[Problem description]:
Set down the data below without change, skipping the pictures it holds.

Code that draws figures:
>> start

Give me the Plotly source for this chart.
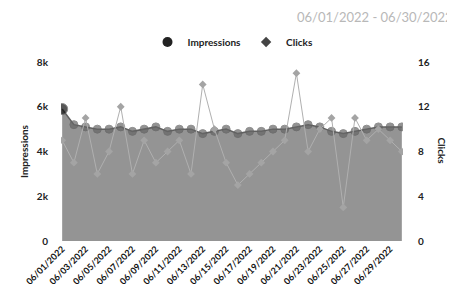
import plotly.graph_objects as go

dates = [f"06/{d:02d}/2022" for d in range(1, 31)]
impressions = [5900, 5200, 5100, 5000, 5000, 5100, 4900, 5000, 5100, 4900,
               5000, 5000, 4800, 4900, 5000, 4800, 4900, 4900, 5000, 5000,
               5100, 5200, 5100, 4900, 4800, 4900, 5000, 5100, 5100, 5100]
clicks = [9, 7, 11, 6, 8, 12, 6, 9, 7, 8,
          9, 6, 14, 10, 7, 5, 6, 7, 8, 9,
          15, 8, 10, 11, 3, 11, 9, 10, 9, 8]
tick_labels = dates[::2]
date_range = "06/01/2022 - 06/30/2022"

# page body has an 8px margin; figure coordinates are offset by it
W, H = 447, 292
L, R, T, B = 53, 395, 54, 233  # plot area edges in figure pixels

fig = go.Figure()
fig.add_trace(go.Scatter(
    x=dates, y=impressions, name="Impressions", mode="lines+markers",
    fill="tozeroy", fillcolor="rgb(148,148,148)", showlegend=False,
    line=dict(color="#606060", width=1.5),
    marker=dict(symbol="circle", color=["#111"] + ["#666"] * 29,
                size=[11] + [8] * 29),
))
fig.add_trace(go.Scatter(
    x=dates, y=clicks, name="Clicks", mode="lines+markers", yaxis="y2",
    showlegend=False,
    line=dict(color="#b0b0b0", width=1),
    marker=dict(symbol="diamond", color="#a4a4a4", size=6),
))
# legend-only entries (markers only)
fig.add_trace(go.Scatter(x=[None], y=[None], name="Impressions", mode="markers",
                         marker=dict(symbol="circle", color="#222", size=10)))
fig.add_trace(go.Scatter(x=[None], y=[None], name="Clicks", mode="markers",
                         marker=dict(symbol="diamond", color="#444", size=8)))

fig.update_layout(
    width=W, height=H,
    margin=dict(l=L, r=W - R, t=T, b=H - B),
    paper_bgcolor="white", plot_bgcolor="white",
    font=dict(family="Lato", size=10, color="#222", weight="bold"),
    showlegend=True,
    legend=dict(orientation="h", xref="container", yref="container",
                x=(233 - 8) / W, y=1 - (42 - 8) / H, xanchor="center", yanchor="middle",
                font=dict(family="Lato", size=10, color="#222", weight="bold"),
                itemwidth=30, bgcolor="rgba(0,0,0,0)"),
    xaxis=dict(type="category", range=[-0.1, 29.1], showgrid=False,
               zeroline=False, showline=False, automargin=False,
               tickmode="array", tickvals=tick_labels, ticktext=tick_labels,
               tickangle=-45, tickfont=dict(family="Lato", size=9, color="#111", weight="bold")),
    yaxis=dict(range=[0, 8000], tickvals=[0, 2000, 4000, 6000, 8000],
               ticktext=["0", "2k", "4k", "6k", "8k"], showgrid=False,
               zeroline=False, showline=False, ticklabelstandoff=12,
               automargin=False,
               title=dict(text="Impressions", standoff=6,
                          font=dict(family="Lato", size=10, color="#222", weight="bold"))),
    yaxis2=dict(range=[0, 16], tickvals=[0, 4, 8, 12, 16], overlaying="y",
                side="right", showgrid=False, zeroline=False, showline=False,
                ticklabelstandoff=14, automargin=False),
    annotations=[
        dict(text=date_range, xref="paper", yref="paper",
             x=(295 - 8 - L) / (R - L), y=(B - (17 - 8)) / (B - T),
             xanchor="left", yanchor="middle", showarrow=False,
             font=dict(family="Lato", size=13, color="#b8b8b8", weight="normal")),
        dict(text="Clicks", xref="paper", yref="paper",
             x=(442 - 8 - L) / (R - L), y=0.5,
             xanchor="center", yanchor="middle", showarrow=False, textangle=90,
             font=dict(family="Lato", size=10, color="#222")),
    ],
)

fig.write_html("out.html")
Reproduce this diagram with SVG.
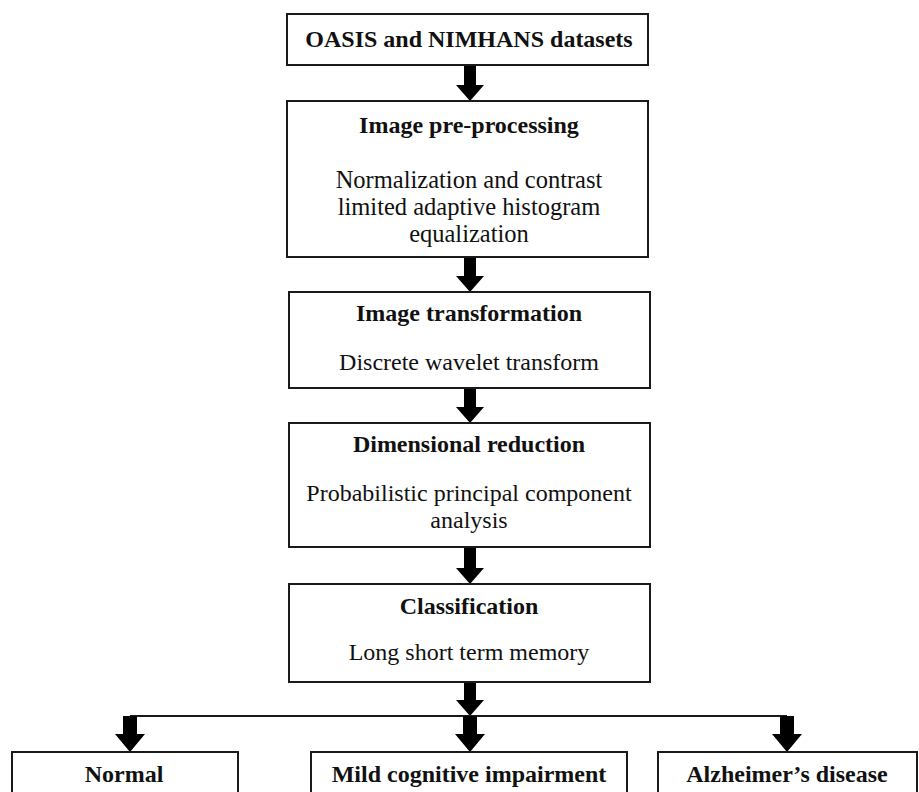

>> end

[Written response]:
Give me the Plotly source for this chart.
import plotly.graph_objects as go

dates = [f"06/{d:02d}/2022" for d in range(1, 31)]
impressions = [5900, 5200, 5100, 5000, 5000, 5100, 4900, 5000, 5100, 4900,
               5000, 5000, 4800, 4900, 5000, 4800, 4900, 4900, 5000, 5000,
               5100, 5200, 5100, 4900, 4800, 4900, 5000, 5100, 5100, 5100]
clicks = [9, 7, 11, 6, 8, 12, 6, 9, 7, 8,
          9, 6, 14, 10, 7, 5, 6, 7, 8, 9,
          15, 8, 10, 11, 3, 11, 9, 10, 9, 8]
tick_labels = dates[::2]
date_range = "06/01/2022 - 06/30/2022"

# page body has an 8px margin; figure coordinates are offset by it
W, H = 447, 292
L, R, T, B = 53, 395, 54, 233  # plot area edges in figure pixels

fig = go.Figure()
fig.add_trace(go.Scatter(
    x=dates, y=impressions, name="Impressions", mode="lines+markers",
    fill="tozeroy", fillcolor="rgb(148,148,148)", showlegend=False,
    line=dict(color="#606060", width=1.5),
    marker=dict(symbol="circle", color=["#111"] + ["#666"] * 29,
                size=[11] + [8] * 29),
))
fig.add_trace(go.Scatter(
    x=dates, y=clicks, name="Clicks", mode="lines+markers", yaxis="y2",
    showlegend=False,
    line=dict(color="#b0b0b0", width=1),
    marker=dict(symbol="diamond", color="#a4a4a4", size=6),
))
# legend-only entries (markers only)
fig.add_trace(go.Scatter(x=[None], y=[None], name="Impressions", mode="markers",
                         marker=dict(symbol="circle", color="#222", size=10)))
fig.add_trace(go.Scatter(x=[None], y=[None], name="Clicks", mode="markers",
                         marker=dict(symbol="diamond", color="#444", size=8)))

fig.update_layout(
    width=W, height=H,
    margin=dict(l=L, r=W - R, t=T, b=H - B),
    paper_bgcolor="white", plot_bgcolor="white",
    font=dict(family="Lato", size=10, color="#222", weight="bold"),
    showlegend=True,
    legend=dict(orientation="h", xref="container", yref="container",
                x=(233 - 8) / W, y=1 - (42 - 8) / H, xanchor="center", yanchor="middle",
                font=dict(family="Lato", size=10, color="#222", weight="bold"),
                itemwidth=30, bgcolor="rgba(0,0,0,0)"),
    xaxis=dict(type="category", range=[-0.1, 29.1], showgrid=False,
               zeroline=False, showline=False, automargin=False,
               tickmode="array", tickvals=tick_labels, ticktext=tick_labels,
               tickangle=-45, tickfont=dict(family="Lato", size=9, color="#111", weight="bold")),
    yaxis=dict(range=[0, 8000], tickvals=[0, 2000, 4000, 6000, 8000],
               ticktext=["0", "2k", "4k", "6k", "8k"], showgrid=False,
               zeroline=False, showline=False, ticklabelstandoff=12,
               automargin=False,
               title=dict(text="Impressions", standoff=6,
                          font=dict(family="Lato", size=10, color="#222", weight="bold"))),
    yaxis2=dict(range=[0, 16], tickvals=[0, 4, 8, 12, 16], overlaying="y",
                side="right", showgrid=False, zeroline=False, showline=False,
                ticklabelstandoff=14, automargin=False),
    annotations=[
        dict(text=date_range, xref="paper", yref="paper",
             x=(295 - 8 - L) / (R - L), y=(B - (17 - 8)) / (B - T),
             xanchor="left", yanchor="middle", showarrow=False,
             font=dict(family="Lato", size=13, color="#b8b8b8", weight="normal")),
        dict(text="Clicks", xref="paper", yref="paper",
             x=(442 - 8 - L) / (R - L), y=0.5,
             xanchor="center", yanchor="middle", showarrow=False, textangle=90,
             font=dict(family="Lato", size=10, color="#222")),
    ],
)

fig.write_html("out.html")
Reproduce this diagram with SVG.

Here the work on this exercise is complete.